Il Medio Oriente è in fiamme per il conflitto sunnita-sciita

Si acuisce lo scontro tra Arabia Saudita e Iran. Sauditi pronti a venire a patti col “diavolo” israeliano in chiave anti-Teheran: i riflessi in Siria, Iraq, Libano di una tensione che rischia di far deflagrare il Medio Oriente.

Il Medio Oriente è in fiamme per il conflitto sunnita-sciita

Non rappresenta certo l’unica chiave di lettura delle tensioni e lacerazioni esistenti all’interno del mondo musulmano; tuttavia la storica frattura tra sciiti e sunniti, in particolare nella regione del Golfo Persico (o Arabico, e già qui si capiscono tante divergenze tra arabi sunniti e persiani sciiti), costituisce il principale elemento di destabilizzazione che condiziona gli equilibri geopolitici dell’area e di buona parte del Medio Oriente.

In Arabia Saudita, lo stato capofila della confessione sunnita che ospita i luoghi dove visse e predicò il profeta Maometto, è in atto una dura lotta di successione al trono.
Il giovane principe Mohammad Bin Salman è accreditato come il più probabile prossimo re della dinastia e sta già operando per eliminare, attraverso arresti mirati, ogni forma di possibile opposizione interna.

La sua scalata al potere passa per un annunciato programma di riforme sociali e legislative che dovrebbero aprire, almeno in parte, il regno saudita alla modernità, contenendo il tradizionale potere culturale degli ambienti religiosi salafiti-wahabiti, ispiratori di concezioni arcaiche e fondamentaliste dell’islam.

Uno dei passaggi più significativi, con cui Mbs (la sigla con cui il principe è ormai indicato) intende rivolgersi alla vasta platea di giovani sotto i trent’anni (circa il 70 per cento della popolazione), è l’avvio di un percorso di riconoscimento di un diverso e maggiore ruolo delle donne nella società, che le sottragga alle loro condizioni di sottomissione e discriminazione. Poiché, tuttavia, l’aspetto propositivo e innovativo non basta da solo a offrire sufficienti garanzie di successo, Mbs non manca di ricorrere agli strumenti tipici di consolidamento del consenso puntando sui nemici esterni.

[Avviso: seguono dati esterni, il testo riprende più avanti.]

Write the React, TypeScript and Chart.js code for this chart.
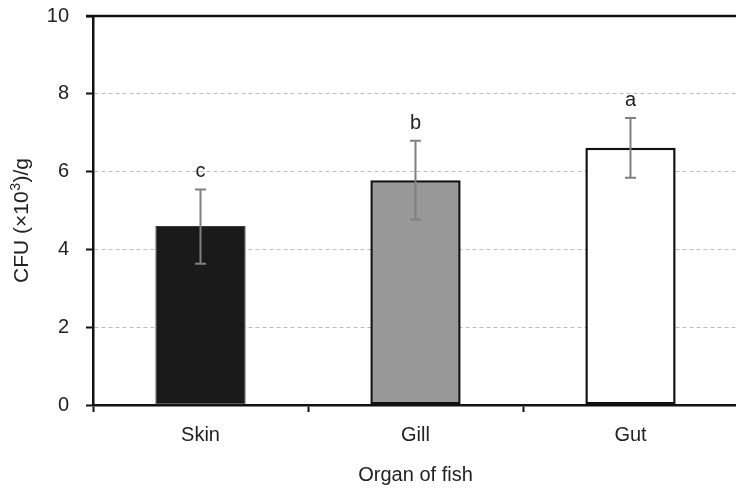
import React, { useEffect, useRef } from "react";
import { Chart, registerables } from "chart.js";

Chart.register(...registerables);

const categories = ["Skin", "Gill", "Gut"];
const means = [4.6, 5.78, 6.61];
const errLow = [3.63, 4.77, 5.84];
const errHigh = [5.54, 6.79, 7.38];
const letters = ["c", "b", "a"];
const yTicks = [0, 2, 4, 6, 8, 10];
const yTitleParts = ["CFU (×10", "3", ")/g"];
const fills = ["#1a1a1a", "#999999", "#ffffff"];
const borders = ["#3a3a3a", "#111111", "#111111"];
const borderWidths = [1, 2.5, 2.5];

const FONT = "'Liberation Sans', Arial, sans-serif";

const extrasPlugin = {
  id: "extras",
  afterDatasetsDraw(chart: any) {
    const { ctx, chartArea, scales } = chart;
    const y = scales.y;
    const meta = chart.getDatasetMeta(0);
    ctx.save();
    // error bars
    ctx.strokeStyle = "#808080";
    ctx.lineWidth = 2;
    meta.data.forEach((bar: any, i: number) => {
      const x = bar.x;
      const yl = y.getPixelForValue(errLow[i]);
      const yh = y.getPixelForValue(errHigh[i]);
      ctx.beginPath();
      ctx.moveTo(x, yl);
      ctx.lineTo(x, yh);
      ctx.moveTo(x - 5.5, yl);
      ctx.lineTo(x + 5.5, yl);
      ctx.moveTo(x - 5.5, yh);
      ctx.lineTo(x + 5.5, yh);
      ctx.stroke();
    });
    // letters
    ctx.fillStyle = "#222";
    ctx.font = `20px ${FONT}`;
    ctx.textAlign = "center";
    ctx.textBaseline = "alphabetic";
    meta.data.forEach((bar: any, i: number) => {
      const yh = y.getPixelForValue(errHigh[i]);
      ctx.fillText(letters[i], bar.x, yh - 12);
    });
    // top border
    ctx.strokeStyle = "#111";
    ctx.lineWidth = 2.5;
    ctx.beginPath();
    ctx.moveTo(chartArea.left - 7, chartArea.top);
    ctx.lineTo(chartArea.right + 2, chartArea.top);
    ctx.stroke();

    // y-axis title with real superscript
    const big = `21px ${FONT}`;
    const small = `14px ${FONT}`;
    ctx.font = big;
    const w0 = ctx.measureText(yTitleParts[0]).width;
    const w2 = ctx.measureText(yTitleParts[2]).width;
    ctx.font = small;
    const w1 = ctx.measureText(yTitleParts[1]).width + 1;
    const total = w0 + w1 + w2;
    const cy = (chartArea.top + chartArea.bottom) / 2 + 10;
    ctx.translate(28, cy);
    ctx.rotate(-Math.PI / 2);
    ctx.textAlign = "left";
    ctx.textBaseline = "alphabetic";
    ctx.fillStyle = "#222";
    let x0 = -total / 2;
    ctx.font = big;
    ctx.fillText(yTitleParts[0], x0, 0);
    x0 += w0;
    ctx.font = small;
    ctx.fillText(yTitleParts[1], x0 + 0.5, -8);
    x0 += w1;
    ctx.font = big;
    ctx.fillText(yTitleParts[2], x0, 0);
    ctx.restore();
  },
};

export default function App() {
  const ref = useRef<HTMLCanvasElement | null>(null);

  useEffect(() => {
    document.body.style.margin = "0";
    document.body.style.overflow = "hidden";
    if (!ref.current) return;
    const chart = new Chart(ref.current, {
      type: "bar",
      data: {
        labels: categories,
        datasets: [
          {
            data: means,
            backgroundColor: fills,
            borderColor: borders,
            borderWidth: borderWidths,
            borderSkipped: false,
            barPercentage: 0.42,
            categoryPercentage: 1,
          },
        ],
      },
      options: {
        animation: false,
        responsive: false,
        maintainAspectRatio: false,
        devicePixelRatio: 1,
        layout: { padding: { top: 16, right: 2, left: 0, bottom: 0 } },
        plugins: {
          legend: { display: false },
          tooltip: { enabled: false },
        },
        scales: {
          x: {
            offset: true,
            grid: {
              offset: true,
              drawOnChartArea: false,
              drawTicks: true,
              tickLength: 7,
              tickColor: "#111",
              tickWidth: 2,
            },
            border: { display: true, color: "#111", width: 2.5 },
            ticks: {
              color: "#222",
              font: { family: FONT, size: 20 },
              padding: 11,
            },
            title: {
              display: true,
              text: "Organ of fish",
              color: "#222",
              font: { family: FONT, size: 20 },
              padding: { top: 0, bottom: 3 },
            },
            afterFit(scale: any) {
              scale.height = 85;
              scale.paddingLeft = 0;
              scale.paddingRight = 0;
            },
          },
          y: {
            min: 0,
            max: 10,
            afterBuildTicks(scale: any) {
              scale.ticks = yTicks.map((v) => ({ value: v }));
            },
            grid: {
              color: (c: any) =>
                c.tick && (c.tick.value === 0 || c.tick.value === 10)
                  ? "rgba(0,0,0,0)"
                  : "#bdbdbd",
              lineWidth: 1,
              tickLength: 7,
              tickColor: "#111",
              tickWidth: 2,
            },
            border: { display: true, color: "#111", width: 2.5, dash: [4, 3] },
            ticks: {
              color: "#222",
              font: { family: FONT, size: 20 },
              padding: 17,
            },
            title: { display: false },
            afterFit(scale: any) {
              scale.width = 93;
              scale.paddingTop = 0;
              scale.paddingBottom = 0;
            },
          },
        },
      },
      plugins: [extrasPlugin],
    });
    return () => chart.destroy();
  }, []);

  return (
    <div style={{ width: 740, height: 490, position: "relative" }}>
      <canvas ref={ref} width={740} height={490} style={{ width: 740, height: 490, display: "block" }} />
    </div>
  );
}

La tensione con l'Iran sciita

Per qualunque saudita il gioco si presenterebbe facile e automatico.
Ovviamente l’incarnazione del male non potrebbe che essere rappresentata dall’Iran, il paese di riferimento per tutti gli sciiti che – con la guerra siriana vinta assieme al suo alleato, il presidente Bashar el Assad, grazie al sostegno di Mosca, e l’affermazione in Iraq di un governo sciita dopo l’eliminazione di Saddam Hussein – sta ampliando notevolmente la propria influenza nello scacchiere mediorientale.

Nello Yemen una coalizione sunnita, costruita dall’Arabia Saudita, sta già fronteggiando militarmente l’Iran in una guerra per procura, ma il principe ereditario Bin Salman ha provato a innalzare lo scontro cercando di costringere alle dimissioni il primo ministro libanese, il sunnita Hariri, che sta guidando con successo un governo di unità nazionale proprio con gli sciiti.
Hariri probabilmente rimarrà al suo posto, ma il tentativo di destabilizzare il Libano rientra in una precisa strategia saudita per innescare un nuovo conflitto tra Israele e la milizia sciita libanese di Hezbollah.

Israele e Arabia Saudita sono sempre più vicini politicamente in chiave anti-iraniana, al punto che il capo di stato maggiore dell’esercito israeliano è arrivato a prevedere perfino la possibilità di una collaborazione militare.

Tale intesa viene apertamente sostenuta dalla Casa Bianca, coerentemente con la politica del presidente Trump che ha ripristinato la tradizionale collocazione degli Stati Uniti a fianco della parte sunnita, dopo quelli che lui definisce i pericolosi cedimenti nei confronti degli ayatollah iraniani del suo predecessore Obama, che avrebbero addirittura portato alla firma del “deleterio” accordo sul loro programma di riarmo nucleare.

Il probabile futuro re saudita si sente così spalleggiato da una potente coalizione internazionale nella sua politica di acutizzazione della tensione con l’Iran, dalla quale ricava il duplice vantaggio di rafforzarsi all’interno del proprio paese e di assumere un ruolo determinante a livello regionale.